Last week, the prairie was burned for the second time to discourage encroachment by Oregon Ash and blackberries into the prairie where they threaten the camas, which was a staple of Native Americans in the area. The first burn was in 1998.

Native Americans would bake camas bulbs in earth ovens for two to four days, press them into cakes and dry them in the sun. The cakes were later ground into mash and used in a variety of food staples.

In the mid to late 1800s, the site was homesteaded. Activities included haying and logging in and around the area. More recently, the prairie had been used as a dispersed camping site.

The Forest Service acquired the site in 1994, and Sweet Home Ranger District Botanist Alice Smith found that camas still survived, with ash and blackberries threatening its survival.

In 1996, seeds were gathered from the site to grow camas bulbs.
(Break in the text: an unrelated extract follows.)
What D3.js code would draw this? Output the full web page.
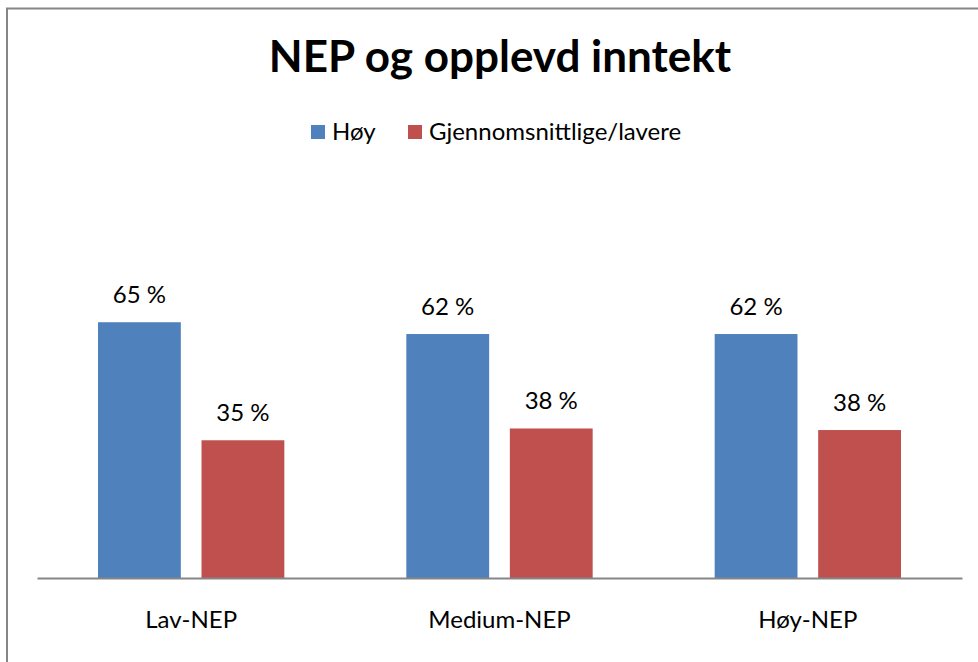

The following year, the Siletz Indian Nation provided youth crews to remove the invading ash and blackberries and to help gather more seed. Vegetation plots were installed to determine the density of camas plants prior to treatment, and cultural resource surveys were initiated.

In 1998, additional cultural resource inventorying was completed, more seed collected and an abandoned road through the site bermed. A prescribed burn was set in September 1998.

The efforts, removal of the invasive species and the fires themselves, are aimed at improving the production the production of the camas, Donna Short of the Sweet Home Ranger District said. “It’ll green up very well.”

Twenty-seven persons from the Siletz and Grande Ronde tribes and the Detroit and Sweet Home ranger districts were involved in the burn on Sept. 27.

The long-term goal is for Native Americans to hold ceremonial harvests in the field as a part of the Forest Service’s cultural resource preservation efforts.

“Camas was the carbohydrate staple of Northwest tribes,” Sweet Home Ranger District Archaeologist Tony Farqué said. The baking process turned the bulbs into a “tasty and easily digestible high energy form of nutrition.”

A Native American elder brought baked camas bulbs with him last week to the burn where visitors were able to sample them. The bulbs were sweet, reminiscent of licorice or molasses.

Baked into cakes 12 to 15 inches across and about three inches thick, camas became a primary trade item for local Indians, especially at gatherings at Oregon Falls, near Oregon City, Farqué said. Different families had many different ways to prepare the camas. Native Americans would often add honey, dried berries, dried fruit, seeds and even dried grasshoppers to the mix.

They would save camas cakes in the rafters of their long houses to provide for the winter. In the rafters, they would be protected from mold, and smoke from fires would keep them dry.

In the last three years, there has been a five-fold increase in camas production in the prairie, Farqué said. “The goal now is to have enough camas to provide the opportunity for the first ceremonial harvest in 150 years.”

Farqué expects that ceremonial harvest to take place as early as next summer. Over the next year, there will be an oven constructed for the event.